According to the United States Agency for International Development (USAID) a fragile state is one in which “the extent to which state-society relations fail to produce outcomes that are considered to be effective and legitimate.” Nearly every fragile state experiences drastic social divisions and little ability to come together in pursuit of civil rights and public goods. And the tragedy is contagious. In terms of poverty in particular, states whose neighbors are fragile are more likely to be fragile as well; likewise, armed conflict and fragility perpetuate each other to the extent that the state soon may spiral down from “fragile” to “failed.”
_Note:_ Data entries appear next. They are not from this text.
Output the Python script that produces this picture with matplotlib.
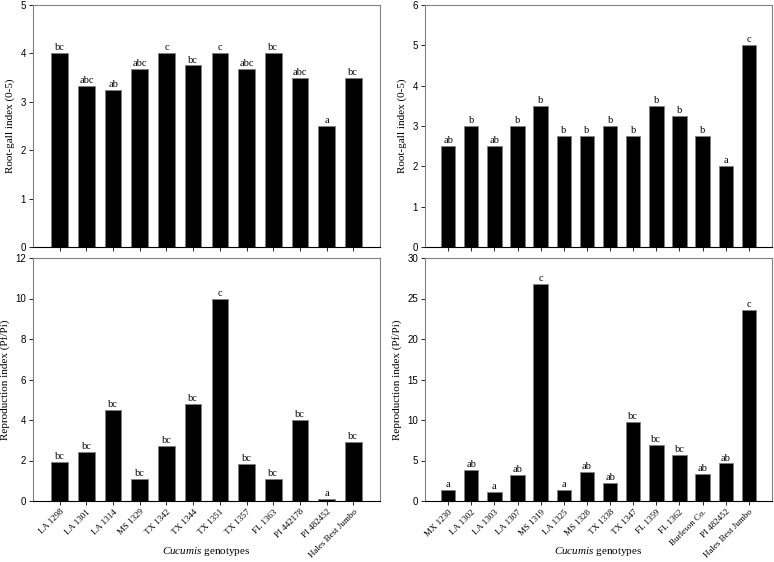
import matplotlib.pyplot as plt
import numpy as np

plt.rcParams['mathtext.fontset'] = 'custom'
plt.rcParams['mathtext.it'] = 'Liberation Serif:italic'
plt.rcParams['mathtext.rm'] = 'Liberation Serif'

# Genotipos y valores de cada panel
gen_izq = ['LA 1298', 'LA 1301', 'LA 1314', 'MS 1329', 'TX 1342', 'TX 1344',
           'TX 1351', 'TX 1357', 'FL 1363', 'PI 442178', 'PI 482452', 'Hales Best Jumbo']
agalla_izq = [4.0, 3.33, 3.25, 3.67, 4.0, 3.75, 4.0, 3.67, 4.0, 3.5, 2.5, 3.5]
letras_agalla_izq = ['bc', 'abc', 'ab', 'abc', 'c', 'bc', 'c', 'abc', 'bc', 'abc', 'a', 'bc']
repro_izq = [1.95, 2.4, 4.5, 1.07, 2.7, 4.77, 9.97, 1.85, 1.1, 4.02, 0.1, 2.92]
letras_repro_izq = ['bc', 'bc', 'bc', 'bc', 'bc', 'bc', 'c', 'bc', 'bc', 'bc', 'a', 'bc']

gen_der = ['MX 1230', 'LA 1302', 'LA 1303', 'LA 1307', 'MS 1319', 'LA 1325', 'MS 1328',
           'TX 1338', 'TX 1347', 'FL 1359', 'FL 1362', 'Burleson Co.', 'PI 482452',
           'Hales Best Jumbo']
agalla_der = [2.5, 3.0, 2.5, 3.0, 3.5, 2.75, 2.75, 3.0, 2.75, 3.5, 3.25, 2.75, 2.0, 5.0]
letras_agalla_der = ['ab', 'b', 'ab', 'b', 'b', 'b', 'b', 'b', 'b', 'b', 'b', 'b', 'a', 'c']
repro_der = [1.35, 3.82, 1.08, 3.2, 26.85, 1.3, 3.55, 2.17, 9.7, 6.88, 5.68, 3.32, 4.63, 23.6]
letras_repro_der = ['a', 'ab', 'a', 'ab', 'c', 'a', 'ab', 'ab', 'bc', 'bc', 'bc', 'ab', 'ab', 'c']

serif = 'Liberation Serif'
sans = 'Liberation Sans'
gris = '#808080'

fig = plt.figure(figsize=(7.74, 5.62), dpi=100)


def panel(rect, valores, letras, nombres, ymax, paso, ylabel, etiquetas):
    ax = fig.add_axes(rect)
    x = np.arange(len(valores))
    ax.bar(x, valores, width=0.62, color='black', edgecolor=gris, linewidth=0.6)
    for xi, v, l in zip(x, valores, letras):
        ax.text(xi, v + ymax * 0.004, l, ha='center', va='bottom',
                family=serif, fontsize=7.5)
    ax.set_xlim(-1, len(valores))
    ax.set_ylim(0, ymax)
    ax.set_yticks(np.arange(0, ymax + paso / 2, paso))
    ax.set_xticks(x)
    if etiquetas:
        ax.set_xticklabels(nombres, rotation=45, ha='right', rotation_mode='anchor',
                           family=serif, fontsize=6.5)
    else:
        ax.set_xticklabels([])
    for lab in ax.get_yticklabels():
        lab.set_family(sans)
        lab.set_fontsize(7)
    ax.tick_params(direction='out', length=3, width=0.6, color='black', pad=2)
    for s in ax.spines.values():
        s.set_color(gris)
        s.set_linewidth(0.8)
    ax.spines['bottom'].set_color('black')
    ax.set_ylabel(ylabel, family=serif, fontsize=8, labelpad=4)
    return ax


w_izq = (380 - 33) / 774
w_der = (772 - 425) / 774
alto_sup = (247 - 5) / 562
alto_inf = (501 - 258) / 562

panel([33 / 774, 1 - 247 / 562, w_izq, alto_sup], agalla_izq, letras_agalla_izq,
      gen_izq, 5, 1, 'Root-gall index (0-5)', False)
a1 = panel([33 / 774, 1 - 501 / 562, w_izq, alto_inf], repro_izq, letras_repro_izq,
           gen_izq, 12, 2, 'Reproduction index (Pf/Pi)', True)
panel([425 / 774, 1 - 247 / 562, w_der, alto_sup], agalla_der, letras_agalla_der,
      gen_der, 6, 1, 'Root-gall index (0-5)', False)
a2 = panel([425 / 774, 1 - 501 / 562, w_der, alto_inf], repro_der, letras_repro_der,
           gen_der, 30, 5, 'Reproduction index (Pf/Pi)', True)

for ax in (a1, a2):
    ax.set_xlabel('$\\it{Cucumis}$ genotypes', family=serif, fontsize=8)
    ax.xaxis.set_label_coords(0.5, -50 / 243)
    ax.xaxis.label.set_va('center')

fig.savefig('out.png', dpi=100)
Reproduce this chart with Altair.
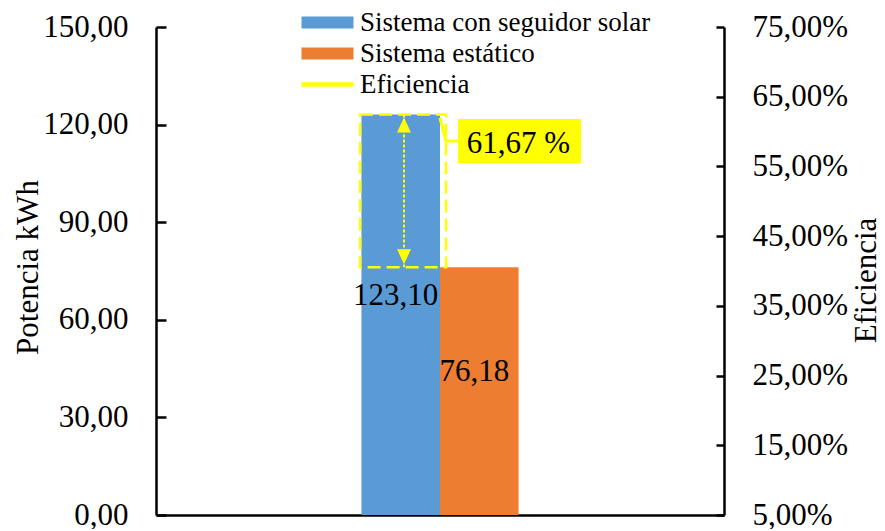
import altair as alt
import pandas as pd

# ---- data ----
grupo = "Potencia"
series = ["Sistema con seguidor solar", "Sistema estático"]
potencia = [123.10, 76.18]
bar_labels = ["123,10", "76,18"]
legend_items = ["Sistema con seguidor solar", "Sistema estático", "Eficiencia"]
colors = ["#5B9BD5", "#ED7D31", "#FFFF00"]
eficiencia = [61.67]
eficiencia_label = ["61,67 %"]
left_ticks = [0, 30, 60, 90, 120, 150]
right_ticks = [5, 15, 25, 35, 45, 55, 65, 75]

FONT = "Liberation Serif"
YELLOW = "#FFFF00"

bars_df = pd.DataFrame({"grupo": grupo, "serie": series, "potencia": potencia, "etiqueta": bar_labels})
diff_df = pd.DataFrame({"grupo": [grupo], "alto": [potencia[0]], "bajo": [potencia[1]]})
eff_df = pd.DataFrame({"grupo": [grupo], "ef": eficiencia, "etiqueta": eficiencia_label})
leg_df = pd.DataFrame({"serie": legend_items})

# ---- shapes (custom symbol paths) ----
rect_path = "M-2,-0.46 L2,-0.46 L2,0.46 L-2,0.46 Z"
line_path = "M-2,-0.173 L2,-0.173 L2,0.173 L-2,0.173 Z"
tri_up = "M0,-1 L0.93,1 L-0.93,1 Z"
tri_down = "M0,1 L0.93,-1 L-0.93,-1 Z"
box_path = "M-1,-0.358 L1,-0.358 L1,0.358 L-1,0.358 Z"
conn_path = "M-0.994,-0.2875 L-0.919,0 L-0.769,0"

x_enc = alt.X(
    "grupo:N",
    scale=alt.Scale(paddingInner=0.235, paddingOuter=1),
    axis=alt.Axis(title=None, labels=False, ticks=False, domain=True,
                  domainColor="black", domainWidth=2.5, grid=False),
)
xo_enc = alt.XOffset("serie:N", scale=alt.Scale(domain=series, paddingInner=0, paddingOuter=0))

left_scale = alt.Scale(domain=[0, 150], nice=False, zero=True)
left_axis = alt.Axis(
    values=left_ticks,
    labelExpr="replace(format(datum.value, '.2f'), '.', ',')",
    title="Potencia kWh", titleFont=FONT, titleFontSize=31, titleFontWeight="normal",
    titleColor="black", titleAngle=270, titleX=-128, titleY=240,
    titleAlign="center", titleBaseline="middle",
    labelFont=FONT, labelFontSize=31, labelColor="black", labelPadding=38,
    labelBaseline="middle",
    tickSize=alt.ExprRef(expr="-10"), tickColor="black", tickWidth=2.5,
    domainColor="black", domainWidth=2.5, grid=False,
)
right_scale = alt.Scale(domain=[5, 75], nice=False, zero=False)
right_axis = alt.Axis(
    orient="right",
    values=right_ticks,
    labelExpr="replace(format(datum.value, '.2f'), '.', ',') + '%'",
    title="Eficiencia", titleFont=FONT, titleFontSize=31, titleFontWeight="normal",
    titleColor="black", titleAngle=270, titleX=151, titleY=253,
    titleAlign="center", titleBaseline="alphabetic",
    labelFont=FONT, labelFontSize=31, labelColor="black", labelPadding=36,
    labelBaseline="middle",
    tickSize=alt.ExprRef(expr="-8"), tickColor="black", tickWidth=2.5,
    domainColor="black", domainWidth=2.5, grid=False,
)

color_scale = alt.Scale(domain=legend_items, range=colors)
shape_scale = alt.Scale(domain=legend_items, range=[rect_path, rect_path, line_path])
legend = alt.Legend(
    title=None, orient="none", legendX=145, legendY=-18,
    labelFont=FONT, labelFontSize=27, labelColor="black", labelLimit=500,
    symbolOpacity=1, symbolStrokeWidth=0, symbolSize=676, symbolOffset=13,
    labelOffset=19, rowPadding=3, padding=0,
)

bars = alt.Chart(bars_df).mark_bar(strokeWidth=0).encode(
    x=x_enc, xOffset=xo_enc,
    y=alt.Y("potencia:Q", scale=left_scale, axis=left_axis),
    color=alt.Color("serie:N", scale=color_scale, legend=legend),
)

leg = alt.Chart(leg_df).mark_point(opacity=0, filled=True).encode(
    color=alt.Color("serie:N", scale=color_scale, legend=legend),
    shape=alt.Shape("serie:N", scale=shape_scale, legend=legend),
)

# dashed box marking the difference between both systems
diff_rect = alt.Chart(diff_df).mark_bar(
    fillOpacity=0, stroke=YELLOW, strokeWidth=2.5, strokeDash=[13, 6], width=86, xOffset=-37
).encode(
    x=x_enc,
    y=alt.Y("alto:Q", scale=left_scale, axis=left_axis),
    y2="bajo:Q",
)

arrow_line = alt.Chart(diff_df).mark_rule(
    stroke=YELLOW, strokeWidth=2, strokeDash=[3, 2], xOffset=-36
).encode(
    x=x_enc,
    y=alt.Y("alto:Q", scale=left_scale, axis=left_axis),
    y2="bajo:Q",
)

arrow_top = alt.Chart(diff_df).mark_point(
    shape=tri_up, size=225, filled=True, fill=YELLOW, opacity=1, strokeWidth=0,
    xOffset=-36, yOffset=10.5,
).encode(x=x_enc, y=alt.Y("alto:Q", scale=left_scale, axis=left_axis))

arrow_bot = alt.Chart(diff_df).mark_point(
    shape=tri_down, size=225, filled=True, fill=YELLOW, opacity=1, strokeWidth=0,
    xOffset=-36, yOffset=-10.5,
).encode(x=x_enc, y=alt.Y("bajo:Q", scale=left_scale, axis=left_axis))

bar_text = alt.Chart(bars_df).transform_calculate(
    mitad="datum.potencia / 2"
).mark_text(font=FONT, fontSize=31, color="black", dx=-5, dy=-19, baseline="middle").encode(
    x=x_enc, xOffset=xo_enc,
    y=alt.Y("mitad:Q", scale=left_scale, axis=left_axis),
    text="etiqueta:N",
)

ef_y = alt.Y("ef:Q", scale=right_scale, axis=right_axis)

conn = alt.Chart(eff_df).mark_point(
    shape=conn_path, size=25600, filled=False, stroke=YELLOW, strokeWidth=3, opacity=1,
    xOffset=79.5, yOffset=21,
).encode(x=x_enc, y=ef_y)

box = alt.Chart(eff_df).mark_point(
    shape=box_path, size=15129, filled=True, fill=YELLOW, opacity=1, strokeWidth=0,
    xOffset=79.5, yOffset=21,
).encode(x=x_enc, y=ef_y)

ef_text = alt.Chart(eff_df).mark_text(
    font=FONT, fontSize=31, color="black", dx=78.5, dy=33, baseline="alphabetic"
).encode(x=x_enc, y=ef_y, text="etiqueta:N")

left = alt.layer(bars, diff_rect, arrow_line, arrow_top, arrow_bot, bar_text, leg)
right = alt.layer(conn, box, ef_text)

chart = (
    alt.layer(left, right)
    .resolve_scale(y="independent")
    .properties(
        width=568, height=488,
        padding={"left": 148, "top": 19, "right": 153, "bottom": 14},
        autosize=alt.AutoSizeParams(type="none"),
    )
    .configure(font=FONT)
    .configure_view(strokeWidth=0)
)

chart.save("out.html", embed_options={"renderer": "svg", "actions": False})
There exists no easy fix solution to this problem. Fortunately, a 2011 agreement endorsed by 44 countries in Busan, Korea, offers a “New Deal” for engagement in fragile states that provides assistance to those international entities considering engagement in fragile state situations.

The “New Deal” outlines five peace-bulding and state-building goals (PSGs) in an attempt to change the mindsets and priorities of the state in question. The five PSGs are listed as such:

1. Legitimate politics – to encourage inclusive political settlements and conflict resolution
2. Security – to establish and strengthen the security of individuals
3. Justice – to address injustices as well as increase public access to justice
4. Economic foundations – to generate employment
5. Revenues and services – to build a capacity for fair and accountable social services

While some may argue that these are fairly obvious goals for state transition, the agreement stresses that patience be used in a conscious and strategic manner. All too often nations and international assistance groups expect too much too soon and eventually give up on an unsuccessful process. If all goes as planned, the trial period in which this particular plan is being implemented on South Sudan and the Central African Republic should see an upswing in social inclusivity and political representation.

In the words of Foreign Policy writer Seth Kaplan, a successful political transition requires people to come together in agreement of a common identity and a certain set of values upon which to base the rest of the nation. Only time will tell the outcome of this fortuitous social experiment.